> DESCRIPTION OF THE TASK: Starting at the first line of the listing below, retype each line up to and including the one that contains "plt.rcParams['patch.force_edgecolor'] = False". Leave pictures out.

> PROVIDED MATERIAL:

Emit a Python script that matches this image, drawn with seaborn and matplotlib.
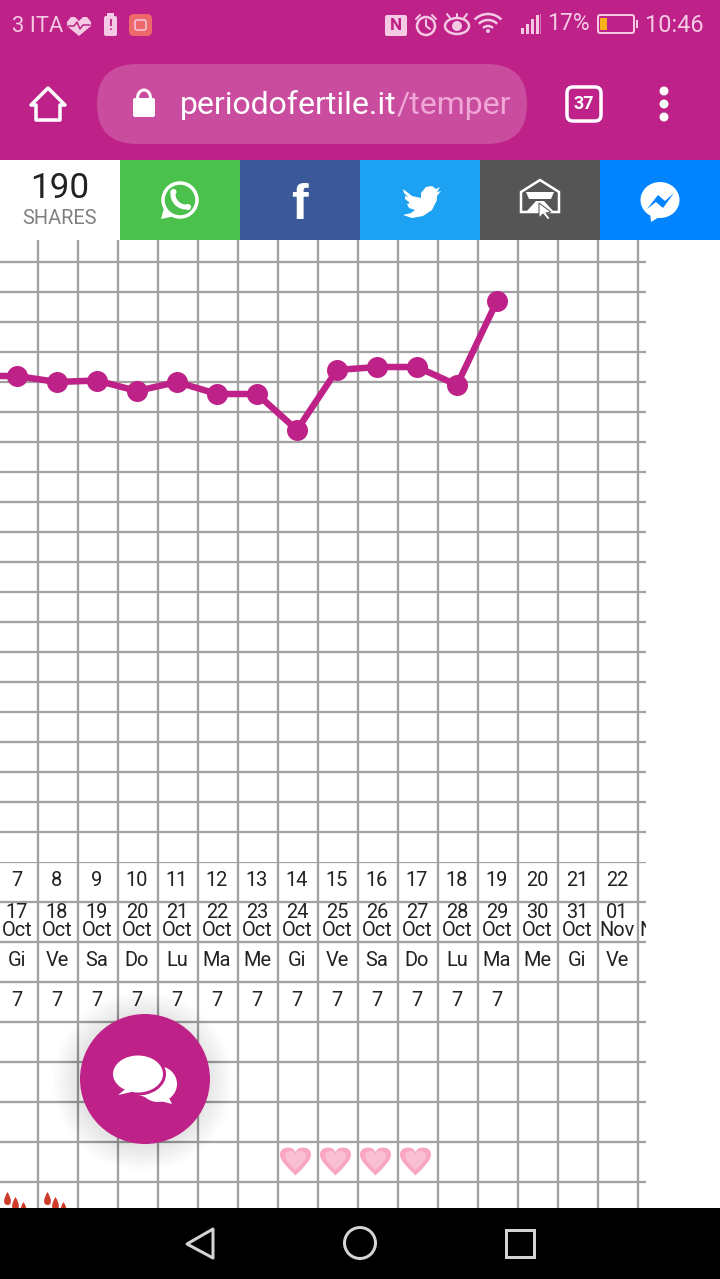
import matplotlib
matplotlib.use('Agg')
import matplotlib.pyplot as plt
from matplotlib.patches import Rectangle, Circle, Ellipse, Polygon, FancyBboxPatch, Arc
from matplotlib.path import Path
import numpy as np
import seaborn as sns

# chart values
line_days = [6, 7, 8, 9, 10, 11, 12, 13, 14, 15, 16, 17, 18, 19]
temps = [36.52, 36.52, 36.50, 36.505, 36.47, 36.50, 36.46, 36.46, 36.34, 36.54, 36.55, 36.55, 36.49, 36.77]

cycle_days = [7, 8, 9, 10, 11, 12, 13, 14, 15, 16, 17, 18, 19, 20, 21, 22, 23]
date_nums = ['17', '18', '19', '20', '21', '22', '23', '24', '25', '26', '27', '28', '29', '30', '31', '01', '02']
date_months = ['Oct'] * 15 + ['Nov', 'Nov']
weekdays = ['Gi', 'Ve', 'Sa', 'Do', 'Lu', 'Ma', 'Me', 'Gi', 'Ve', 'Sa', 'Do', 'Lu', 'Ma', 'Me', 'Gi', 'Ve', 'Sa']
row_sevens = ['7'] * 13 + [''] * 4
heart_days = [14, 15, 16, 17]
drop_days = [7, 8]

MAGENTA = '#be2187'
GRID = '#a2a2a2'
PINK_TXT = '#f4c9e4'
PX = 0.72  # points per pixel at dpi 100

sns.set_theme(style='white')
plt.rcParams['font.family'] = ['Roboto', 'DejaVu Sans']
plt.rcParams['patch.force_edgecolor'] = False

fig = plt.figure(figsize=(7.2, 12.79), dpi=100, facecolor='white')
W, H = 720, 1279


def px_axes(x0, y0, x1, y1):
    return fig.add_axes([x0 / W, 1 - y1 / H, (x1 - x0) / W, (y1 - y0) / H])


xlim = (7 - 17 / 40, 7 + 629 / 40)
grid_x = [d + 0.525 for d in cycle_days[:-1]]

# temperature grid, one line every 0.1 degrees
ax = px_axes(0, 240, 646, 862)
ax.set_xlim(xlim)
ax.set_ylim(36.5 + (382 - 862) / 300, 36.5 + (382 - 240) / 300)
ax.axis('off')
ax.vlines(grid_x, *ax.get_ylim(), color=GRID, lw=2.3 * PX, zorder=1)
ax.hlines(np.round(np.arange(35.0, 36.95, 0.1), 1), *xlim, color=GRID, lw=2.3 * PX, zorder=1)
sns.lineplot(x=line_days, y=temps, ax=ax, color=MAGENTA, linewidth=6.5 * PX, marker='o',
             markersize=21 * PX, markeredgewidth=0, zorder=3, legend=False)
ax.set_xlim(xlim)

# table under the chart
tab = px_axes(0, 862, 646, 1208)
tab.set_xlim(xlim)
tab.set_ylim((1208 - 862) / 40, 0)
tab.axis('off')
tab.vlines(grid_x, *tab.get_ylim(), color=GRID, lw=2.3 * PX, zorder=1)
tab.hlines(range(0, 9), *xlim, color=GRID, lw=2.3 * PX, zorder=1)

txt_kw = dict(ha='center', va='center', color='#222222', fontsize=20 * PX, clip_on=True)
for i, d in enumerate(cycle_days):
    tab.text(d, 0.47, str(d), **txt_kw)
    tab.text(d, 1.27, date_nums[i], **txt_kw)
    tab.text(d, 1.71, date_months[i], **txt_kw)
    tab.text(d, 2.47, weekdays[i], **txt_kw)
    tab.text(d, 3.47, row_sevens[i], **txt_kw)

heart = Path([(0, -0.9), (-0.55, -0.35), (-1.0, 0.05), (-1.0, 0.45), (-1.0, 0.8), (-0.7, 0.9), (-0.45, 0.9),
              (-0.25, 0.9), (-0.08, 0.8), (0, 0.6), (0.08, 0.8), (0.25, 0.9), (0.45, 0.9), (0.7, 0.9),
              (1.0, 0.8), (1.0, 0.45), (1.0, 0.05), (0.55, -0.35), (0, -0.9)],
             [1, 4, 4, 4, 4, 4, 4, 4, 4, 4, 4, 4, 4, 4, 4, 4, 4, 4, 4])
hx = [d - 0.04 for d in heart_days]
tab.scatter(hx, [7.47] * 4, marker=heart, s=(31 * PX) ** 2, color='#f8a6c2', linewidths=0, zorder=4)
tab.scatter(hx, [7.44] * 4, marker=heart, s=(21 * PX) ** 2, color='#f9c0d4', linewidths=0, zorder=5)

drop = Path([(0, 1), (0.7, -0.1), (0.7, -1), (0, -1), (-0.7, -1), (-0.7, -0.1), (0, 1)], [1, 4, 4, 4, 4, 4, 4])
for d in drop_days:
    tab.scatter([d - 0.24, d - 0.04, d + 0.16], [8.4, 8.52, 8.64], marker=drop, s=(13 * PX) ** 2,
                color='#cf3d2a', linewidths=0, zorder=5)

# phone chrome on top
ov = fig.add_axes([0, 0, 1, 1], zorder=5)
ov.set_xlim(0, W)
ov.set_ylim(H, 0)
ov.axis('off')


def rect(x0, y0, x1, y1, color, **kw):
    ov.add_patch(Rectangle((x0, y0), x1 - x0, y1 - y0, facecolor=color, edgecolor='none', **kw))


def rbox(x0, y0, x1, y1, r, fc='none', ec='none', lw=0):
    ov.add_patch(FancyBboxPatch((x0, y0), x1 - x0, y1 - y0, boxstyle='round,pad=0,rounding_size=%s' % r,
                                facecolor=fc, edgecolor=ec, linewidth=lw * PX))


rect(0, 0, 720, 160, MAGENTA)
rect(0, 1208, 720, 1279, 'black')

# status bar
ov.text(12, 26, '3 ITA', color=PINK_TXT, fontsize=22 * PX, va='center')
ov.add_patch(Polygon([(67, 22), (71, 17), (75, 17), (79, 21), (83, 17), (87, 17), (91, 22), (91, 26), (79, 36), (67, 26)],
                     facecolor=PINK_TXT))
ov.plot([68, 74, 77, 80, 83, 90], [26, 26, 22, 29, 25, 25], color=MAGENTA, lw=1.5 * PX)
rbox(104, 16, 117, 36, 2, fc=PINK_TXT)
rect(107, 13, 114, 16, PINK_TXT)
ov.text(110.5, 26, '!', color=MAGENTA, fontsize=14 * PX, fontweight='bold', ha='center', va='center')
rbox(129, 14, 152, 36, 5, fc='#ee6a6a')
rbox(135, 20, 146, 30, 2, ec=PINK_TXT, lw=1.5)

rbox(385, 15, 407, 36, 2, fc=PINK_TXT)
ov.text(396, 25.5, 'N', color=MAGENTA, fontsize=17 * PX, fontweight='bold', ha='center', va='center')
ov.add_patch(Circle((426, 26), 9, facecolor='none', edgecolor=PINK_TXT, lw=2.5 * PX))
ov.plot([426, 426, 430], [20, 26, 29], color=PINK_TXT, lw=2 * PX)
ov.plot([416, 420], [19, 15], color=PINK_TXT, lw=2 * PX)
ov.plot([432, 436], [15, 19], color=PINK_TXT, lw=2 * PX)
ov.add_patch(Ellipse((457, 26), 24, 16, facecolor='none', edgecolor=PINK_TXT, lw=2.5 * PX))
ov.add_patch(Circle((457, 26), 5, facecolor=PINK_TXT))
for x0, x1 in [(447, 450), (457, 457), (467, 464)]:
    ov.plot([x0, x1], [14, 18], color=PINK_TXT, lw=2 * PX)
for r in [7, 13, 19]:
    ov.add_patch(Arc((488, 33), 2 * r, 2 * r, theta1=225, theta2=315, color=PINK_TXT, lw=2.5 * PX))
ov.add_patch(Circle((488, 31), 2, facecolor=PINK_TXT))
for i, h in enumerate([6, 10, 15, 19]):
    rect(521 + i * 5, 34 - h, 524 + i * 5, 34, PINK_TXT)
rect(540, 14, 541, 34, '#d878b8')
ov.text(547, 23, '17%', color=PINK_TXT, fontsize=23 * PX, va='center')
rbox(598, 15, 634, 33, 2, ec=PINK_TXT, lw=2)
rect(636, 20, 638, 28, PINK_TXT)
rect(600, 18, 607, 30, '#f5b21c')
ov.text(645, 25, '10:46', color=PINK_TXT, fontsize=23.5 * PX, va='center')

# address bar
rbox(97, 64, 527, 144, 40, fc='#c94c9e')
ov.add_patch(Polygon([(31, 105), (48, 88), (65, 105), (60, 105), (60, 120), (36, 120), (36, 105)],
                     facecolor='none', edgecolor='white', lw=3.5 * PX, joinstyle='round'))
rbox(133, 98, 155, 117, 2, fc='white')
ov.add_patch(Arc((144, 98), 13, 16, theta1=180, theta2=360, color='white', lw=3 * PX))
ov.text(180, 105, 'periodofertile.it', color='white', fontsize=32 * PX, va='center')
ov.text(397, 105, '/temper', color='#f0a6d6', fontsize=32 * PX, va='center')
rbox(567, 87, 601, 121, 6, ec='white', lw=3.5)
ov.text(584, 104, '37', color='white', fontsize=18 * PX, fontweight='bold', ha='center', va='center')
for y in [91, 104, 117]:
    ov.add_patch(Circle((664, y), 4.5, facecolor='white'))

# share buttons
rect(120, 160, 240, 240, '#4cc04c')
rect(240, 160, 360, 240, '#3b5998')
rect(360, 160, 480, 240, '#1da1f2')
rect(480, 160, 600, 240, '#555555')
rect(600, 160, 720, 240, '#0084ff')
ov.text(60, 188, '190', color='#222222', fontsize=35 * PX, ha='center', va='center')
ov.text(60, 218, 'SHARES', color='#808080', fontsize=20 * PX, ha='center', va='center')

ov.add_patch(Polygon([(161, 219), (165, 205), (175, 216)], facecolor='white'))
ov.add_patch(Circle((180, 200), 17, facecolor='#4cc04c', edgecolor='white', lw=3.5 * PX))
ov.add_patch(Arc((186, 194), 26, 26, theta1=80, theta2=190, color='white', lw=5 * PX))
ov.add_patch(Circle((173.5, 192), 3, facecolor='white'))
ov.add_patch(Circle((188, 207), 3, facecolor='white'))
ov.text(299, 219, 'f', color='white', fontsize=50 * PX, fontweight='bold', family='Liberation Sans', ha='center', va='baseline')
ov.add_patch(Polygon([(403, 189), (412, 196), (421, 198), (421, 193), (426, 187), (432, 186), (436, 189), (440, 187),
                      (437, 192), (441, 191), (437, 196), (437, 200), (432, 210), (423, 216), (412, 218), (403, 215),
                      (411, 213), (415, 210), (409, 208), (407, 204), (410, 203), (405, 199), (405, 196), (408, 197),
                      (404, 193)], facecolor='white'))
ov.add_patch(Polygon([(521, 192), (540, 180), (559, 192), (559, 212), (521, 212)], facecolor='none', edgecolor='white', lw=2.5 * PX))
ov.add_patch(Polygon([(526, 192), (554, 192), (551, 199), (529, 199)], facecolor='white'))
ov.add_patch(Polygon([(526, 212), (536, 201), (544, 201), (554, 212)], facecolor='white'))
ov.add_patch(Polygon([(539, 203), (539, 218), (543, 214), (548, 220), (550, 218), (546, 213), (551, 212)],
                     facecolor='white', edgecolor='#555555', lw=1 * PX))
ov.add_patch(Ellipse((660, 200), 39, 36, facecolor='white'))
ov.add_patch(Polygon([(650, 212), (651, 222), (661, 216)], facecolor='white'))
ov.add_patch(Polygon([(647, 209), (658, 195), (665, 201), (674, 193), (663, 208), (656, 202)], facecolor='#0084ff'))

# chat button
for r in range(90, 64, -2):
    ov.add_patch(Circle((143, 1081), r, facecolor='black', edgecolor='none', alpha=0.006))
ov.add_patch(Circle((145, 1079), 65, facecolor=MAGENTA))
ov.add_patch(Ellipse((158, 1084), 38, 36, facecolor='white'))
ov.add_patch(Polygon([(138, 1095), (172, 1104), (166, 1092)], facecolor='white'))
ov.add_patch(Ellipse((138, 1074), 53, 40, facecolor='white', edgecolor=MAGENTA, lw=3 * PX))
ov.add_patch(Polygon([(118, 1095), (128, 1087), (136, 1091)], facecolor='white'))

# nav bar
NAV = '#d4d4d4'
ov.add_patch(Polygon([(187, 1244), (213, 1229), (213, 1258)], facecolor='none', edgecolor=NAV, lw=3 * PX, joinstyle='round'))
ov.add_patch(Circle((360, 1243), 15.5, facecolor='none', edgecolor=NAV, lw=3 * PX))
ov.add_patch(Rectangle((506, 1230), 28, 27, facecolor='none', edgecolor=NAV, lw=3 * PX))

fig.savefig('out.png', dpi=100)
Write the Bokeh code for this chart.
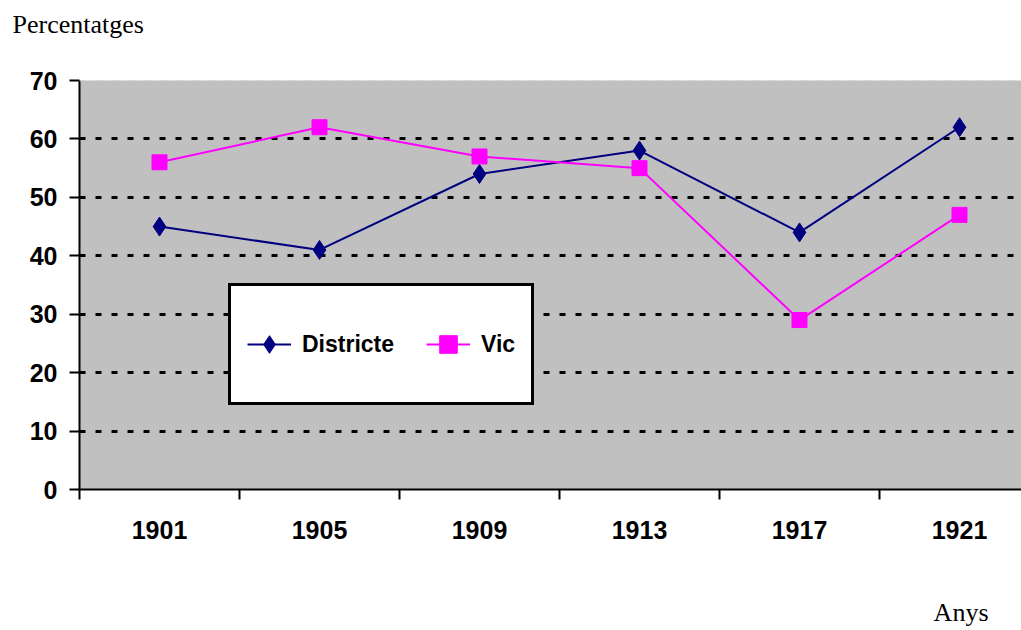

> ANSWER IN FULL:
Emit a Python script that matches this image, drawn with seaborn and matplotlib.
import matplotlib
matplotlib.use('Agg')
import matplotlib.pyplot as plt
from matplotlib.patches import Rectangle, Circle, Ellipse, Polygon, FancyBboxPatch, Arc
from matplotlib.path import Path
import numpy as np
import seaborn as sns

# chart values
line_days = [6, 7, 8, 9, 10, 11, 12, 13, 14, 15, 16, 17, 18, 19]
temps = [36.52, 36.52, 36.50, 36.505, 36.47, 36.50, 36.46, 36.46, 36.34, 36.54, 36.55, 36.55, 36.49, 36.77]

cycle_days = [7, 8, 9, 10, 11, 12, 13, 14, 15, 16, 17, 18, 19, 20, 21, 22, 23]
date_nums = ['17', '18', '19', '20', '21', '22', '23', '24', '25', '26', '27', '28', '29', '30', '31', '01', '02']
date_months = ['Oct'] * 15 + ['Nov', 'Nov']
weekdays = ['Gi', 'Ve', 'Sa', 'Do', 'Lu', 'Ma', 'Me', 'Gi', 'Ve', 'Sa', 'Do', 'Lu', 'Ma', 'Me', 'Gi', 'Ve', 'Sa']
row_sevens = ['7'] * 13 + [''] * 4
heart_days = [14, 15, 16, 17]
drop_days = [7, 8]

MAGENTA = '#be2187'
GRID = '#a2a2a2'
PINK_TXT = '#f4c9e4'
PX = 0.72  # points per pixel at dpi 100

sns.set_theme(style='white')
plt.rcParams['font.family'] = ['Roboto', 'DejaVu Sans']
plt.rcParams['patch.force_edgecolor'] = False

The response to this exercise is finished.